> _What you are asked to do_
Retype the material that follows, keeping every word as it is.
>> start Information supplied
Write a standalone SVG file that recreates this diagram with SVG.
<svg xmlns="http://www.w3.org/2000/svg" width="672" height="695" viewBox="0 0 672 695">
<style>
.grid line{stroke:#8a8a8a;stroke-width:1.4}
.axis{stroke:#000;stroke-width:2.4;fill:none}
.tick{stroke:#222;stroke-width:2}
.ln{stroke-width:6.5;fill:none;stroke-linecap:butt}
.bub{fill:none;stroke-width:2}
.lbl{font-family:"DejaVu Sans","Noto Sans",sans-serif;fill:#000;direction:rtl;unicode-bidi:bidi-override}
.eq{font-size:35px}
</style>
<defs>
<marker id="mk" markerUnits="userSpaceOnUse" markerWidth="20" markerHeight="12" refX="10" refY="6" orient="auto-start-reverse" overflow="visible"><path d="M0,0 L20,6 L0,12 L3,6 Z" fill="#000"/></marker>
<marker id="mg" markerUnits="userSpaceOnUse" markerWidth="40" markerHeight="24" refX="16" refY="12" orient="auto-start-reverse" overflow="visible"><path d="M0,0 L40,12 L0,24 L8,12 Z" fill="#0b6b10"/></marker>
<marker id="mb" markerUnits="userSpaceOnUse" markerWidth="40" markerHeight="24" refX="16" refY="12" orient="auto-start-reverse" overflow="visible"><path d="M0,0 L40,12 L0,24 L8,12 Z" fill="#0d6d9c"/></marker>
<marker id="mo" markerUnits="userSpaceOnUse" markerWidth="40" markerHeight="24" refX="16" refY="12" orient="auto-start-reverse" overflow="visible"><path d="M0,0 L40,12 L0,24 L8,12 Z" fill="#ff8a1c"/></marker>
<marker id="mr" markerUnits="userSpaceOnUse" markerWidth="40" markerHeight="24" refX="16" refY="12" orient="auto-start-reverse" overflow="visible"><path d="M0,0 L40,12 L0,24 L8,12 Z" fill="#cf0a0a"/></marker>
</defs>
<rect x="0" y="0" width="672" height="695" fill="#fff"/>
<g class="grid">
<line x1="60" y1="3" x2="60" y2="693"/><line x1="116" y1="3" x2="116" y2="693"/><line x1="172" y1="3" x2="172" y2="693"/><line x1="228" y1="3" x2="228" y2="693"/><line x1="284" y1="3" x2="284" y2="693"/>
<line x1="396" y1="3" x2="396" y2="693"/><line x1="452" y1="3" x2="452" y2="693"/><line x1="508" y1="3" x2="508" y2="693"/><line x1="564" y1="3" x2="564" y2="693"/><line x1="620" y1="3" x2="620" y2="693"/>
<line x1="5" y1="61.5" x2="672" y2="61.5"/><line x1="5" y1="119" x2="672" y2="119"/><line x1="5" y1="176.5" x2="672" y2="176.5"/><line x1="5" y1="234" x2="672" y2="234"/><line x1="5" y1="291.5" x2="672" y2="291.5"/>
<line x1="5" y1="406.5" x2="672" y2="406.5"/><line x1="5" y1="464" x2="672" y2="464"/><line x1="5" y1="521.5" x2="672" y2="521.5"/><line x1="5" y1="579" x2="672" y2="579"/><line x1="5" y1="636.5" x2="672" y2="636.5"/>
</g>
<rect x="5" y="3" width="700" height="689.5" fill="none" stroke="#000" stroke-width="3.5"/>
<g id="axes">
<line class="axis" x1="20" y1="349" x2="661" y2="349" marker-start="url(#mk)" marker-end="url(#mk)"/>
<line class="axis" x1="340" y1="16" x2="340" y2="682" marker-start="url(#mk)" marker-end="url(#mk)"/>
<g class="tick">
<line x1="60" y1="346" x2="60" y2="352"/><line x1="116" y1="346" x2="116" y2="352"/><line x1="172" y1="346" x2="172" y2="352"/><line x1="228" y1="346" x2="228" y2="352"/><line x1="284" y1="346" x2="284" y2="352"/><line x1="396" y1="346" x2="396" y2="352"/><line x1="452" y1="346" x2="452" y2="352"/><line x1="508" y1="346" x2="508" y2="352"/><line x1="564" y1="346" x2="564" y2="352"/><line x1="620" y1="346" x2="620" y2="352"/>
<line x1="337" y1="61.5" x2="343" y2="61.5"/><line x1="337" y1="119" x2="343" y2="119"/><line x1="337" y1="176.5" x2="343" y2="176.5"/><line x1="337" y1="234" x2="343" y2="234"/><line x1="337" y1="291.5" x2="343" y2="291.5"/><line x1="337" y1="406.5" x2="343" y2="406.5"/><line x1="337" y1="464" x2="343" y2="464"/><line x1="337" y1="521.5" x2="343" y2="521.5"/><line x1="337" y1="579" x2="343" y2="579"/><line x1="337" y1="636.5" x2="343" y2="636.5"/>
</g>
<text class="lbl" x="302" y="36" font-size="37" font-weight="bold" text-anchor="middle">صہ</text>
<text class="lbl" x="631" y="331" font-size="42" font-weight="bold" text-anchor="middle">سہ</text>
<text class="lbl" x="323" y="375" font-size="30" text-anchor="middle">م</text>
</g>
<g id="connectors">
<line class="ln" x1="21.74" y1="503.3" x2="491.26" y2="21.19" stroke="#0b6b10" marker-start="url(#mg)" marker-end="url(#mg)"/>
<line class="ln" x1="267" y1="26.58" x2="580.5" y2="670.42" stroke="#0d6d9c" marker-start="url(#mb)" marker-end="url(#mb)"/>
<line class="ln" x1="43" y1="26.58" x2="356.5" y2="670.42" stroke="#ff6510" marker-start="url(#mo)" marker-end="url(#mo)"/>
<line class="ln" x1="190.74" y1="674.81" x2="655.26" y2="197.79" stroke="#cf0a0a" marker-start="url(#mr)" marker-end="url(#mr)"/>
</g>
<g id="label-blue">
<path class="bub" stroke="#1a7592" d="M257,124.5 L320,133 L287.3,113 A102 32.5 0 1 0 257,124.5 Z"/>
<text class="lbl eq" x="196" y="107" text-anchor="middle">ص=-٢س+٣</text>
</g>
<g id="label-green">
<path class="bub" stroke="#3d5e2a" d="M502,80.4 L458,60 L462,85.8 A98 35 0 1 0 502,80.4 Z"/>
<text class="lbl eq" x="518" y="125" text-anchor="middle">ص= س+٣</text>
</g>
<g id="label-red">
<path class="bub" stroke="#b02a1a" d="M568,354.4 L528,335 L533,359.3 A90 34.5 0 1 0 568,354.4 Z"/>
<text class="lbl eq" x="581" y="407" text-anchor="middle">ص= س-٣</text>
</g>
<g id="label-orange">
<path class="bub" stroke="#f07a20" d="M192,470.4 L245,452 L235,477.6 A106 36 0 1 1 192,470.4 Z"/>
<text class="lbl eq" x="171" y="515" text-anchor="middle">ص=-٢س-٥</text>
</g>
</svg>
>> end Information supplied
> _Answer below_
Write a standalone SVG file that recreates this diagram with SVG.
<svg xmlns="http://www.w3.org/2000/svg" width="672" height="695" viewBox="0 0 672 695">
<style>
.grid line{stroke:#8a8a8a;stroke-width:1.4}
.axis{stroke:#000;stroke-width:2.4;fill:none}
.tick{stroke:#222;stroke-width:2}
.ln{stroke-width:6.5;fill:none;stroke-linecap:butt}
.bub{fill:none;stroke-width:2}
.lbl{font-family:"DejaVu Sans","Noto Sans",sans-serif;fill:#000;direction:rtl;unicode-bidi:bidi-override}
.eq{font-size:35px}
</style>
<defs>
<marker id="mk" markerUnits="userSpaceOnUse" markerWidth="20" markerHeight="12" refX="10" refY="6" orient="auto-start-reverse" overflow="visible"><path d="M0,0 L20,6 L0,12 L3,6 Z" fill="#000"/></marker>
<marker id="mg" markerUnits="userSpaceOnUse" markerWidth="40" markerHeight="24" refX="16" refY="12" orient="auto-start-reverse" overflow="visible"><path d="M0,0 L40,12 L0,24 L8,12 Z" fill="#0b6b10"/></marker>
<marker id="mb" markerUnits="userSpaceOnUse" markerWidth="40" markerHeight="24" refX="16" refY="12" orient="auto-start-reverse" overflow="visible"><path d="M0,0 L40,12 L0,24 L8,12 Z" fill="#0d6d9c"/></marker>
<marker id="mo" markerUnits="userSpaceOnUse" markerWidth="40" markerHeight="24" refX="16" refY="12" orient="auto-start-reverse" overflow="visible"><path d="M0,0 L40,12 L0,24 L8,12 Z" fill="#ff8a1c"/></marker>
<marker id="mr" markerUnits="userSpaceOnUse" markerWidth="40" markerHeight="24" refX="16" refY="12" orient="auto-start-reverse" overflow="visible"><path d="M0,0 L40,12 L0,24 L8,12 Z" fill="#cf0a0a"/></marker>
</defs>
<rect x="0" y="0" width="672" height="695" fill="#fff"/>
<g class="grid">
<line x1="60" y1="3" x2="60" y2="693"/><line x1="116" y1="3" x2="116" y2="693"/><line x1="172" y1="3" x2="172" y2="693"/><line x1="228" y1="3" x2="228" y2="693"/><line x1="284" y1="3" x2="284" y2="693"/>
<line x1="396" y1="3" x2="396" y2="693"/><line x1="452" y1="3" x2="452" y2="693"/><line x1="508" y1="3" x2="508" y2="693"/><line x1="564" y1="3" x2="564" y2="693"/><line x1="620" y1="3" x2="620" y2="693"/>
<line x1="5" y1="61.5" x2="672" y2="61.5"/><line x1="5" y1="119" x2="672" y2="119"/><line x1="5" y1="176.5" x2="672" y2="176.5"/><line x1="5" y1="234" x2="672" y2="234"/><line x1="5" y1="291.5" x2="672" y2="291.5"/>
<line x1="5" y1="406.5" x2="672" y2="406.5"/><line x1="5" y1="464" x2="672" y2="464"/><line x1="5" y1="521.5" x2="672" y2="521.5"/><line x1="5" y1="579" x2="672" y2="579"/><line x1="5" y1="636.5" x2="672" y2="636.5"/>
</g>
<rect x="5" y="3" width="700" height="689.5" fill="none" stroke="#000" stroke-width="3.5"/>
<g id="axes">
<line class="axis" x1="20" y1="349" x2="661" y2="349" marker-start="url(#mk)" marker-end="url(#mk)"/>
<line class="axis" x1="340" y1="16" x2="340" y2="682" marker-start="url(#mk)" marker-end="url(#mk)"/>
<g class="tick">
<line x1="60" y1="346" x2="60" y2="352"/><line x1="116" y1="346" x2="116" y2="352"/><line x1="172" y1="346" x2="172" y2="352"/><line x1="228" y1="346" x2="228" y2="352"/><line x1="284" y1="346" x2="284" y2="352"/><line x1="396" y1="346" x2="396" y2="352"/><line x1="452" y1="346" x2="452" y2="352"/><line x1="508" y1="346" x2="508" y2="352"/><line x1="564" y1="346" x2="564" y2="352"/><line x1="620" y1="346" x2="620" y2="352"/>
<line x1="337" y1="61.5" x2="343" y2="61.5"/><line x1="337" y1="119" x2="343" y2="119"/><line x1="337" y1="176.5" x2="343" y2="176.5"/><line x1="337" y1="234" x2="343" y2="234"/><line x1="337" y1="291.5" x2="343" y2="291.5"/><line x1="337" y1="406.5" x2="343" y2="406.5"/><line x1="337" y1="464" x2="343" y2="464"/><line x1="337" y1="521.5" x2="343" y2="521.5"/><line x1="337" y1="579" x2="343" y2="579"/><line x1="337" y1="636.5" x2="343" y2="636.5"/>
</g>
<text class="lbl" x="302" y="36" font-size="37" font-weight="bold" text-anchor="middle">صہ</text>
<text class="lbl" x="631" y="331" font-size="42" font-weight="bold" text-anchor="middle">سہ</text>
<text class="lbl" x="323" y="375" font-size="30" text-anchor="middle">م</text>
</g>
<g id="connectors">
<line class="ln" x1="21.74" y1="503.3" x2="491.26" y2="21.19" stroke="#0b6b10" marker-start="url(#mg)" marker-end="url(#mg)"/>
<line class="ln" x1="267" y1="26.58" x2="580.5" y2="670.42" stroke="#0d6d9c" marker-start="url(#mb)" marker-end="url(#mb)"/>
<line class="ln" x1="43" y1="26.58" x2="356.5" y2="670.42" stroke="#ff6510" marker-start="url(#mo)" marker-end="url(#mo)"/>
<line class="ln" x1="190.74" y1="674.81" x2="655.26" y2="197.79" stroke="#cf0a0a" marker-start="url(#mr)" marker-end="url(#mr)"/>
</g>
<g id="label-blue">
<path class="bub" stroke="#1a7592" d="M257,124.5 L320,133 L287.3,113 A102 32.5 0 1 0 257,124.5 Z"/>
<text class="lbl eq" x="196" y="107" text-anchor="middle">ص=-٢س+٣</text>
</g>
<g id="label-green">
<path class="bub" stroke="#3d5e2a" d="M502,80.4 L458,60 L462,85.8 A98 35 0 1 0 502,80.4 Z"/>
<text class="lbl eq" x="518" y="125" text-anchor="middle">ص= س+٣</text>
</g>
<g id="label-red">
<path class="bub" stroke="#b02a1a" d="M568,354.4 L528,335 L533,359.3 A90 34.5 0 1 0 568,354.4 Z"/>
<text class="lbl eq" x="581" y="407" text-anchor="middle">ص= س-٣</text>
</g>
<g id="label-orange">
<path class="bub" stroke="#f07a20" d="M192,470.4 L245,452 L235,477.6 A106 36 0 1 1 192,470.4 Z"/>
<text class="lbl eq" x="171" y="515" text-anchor="middle">ص=-٢س-٥</text>
</g>
</svg>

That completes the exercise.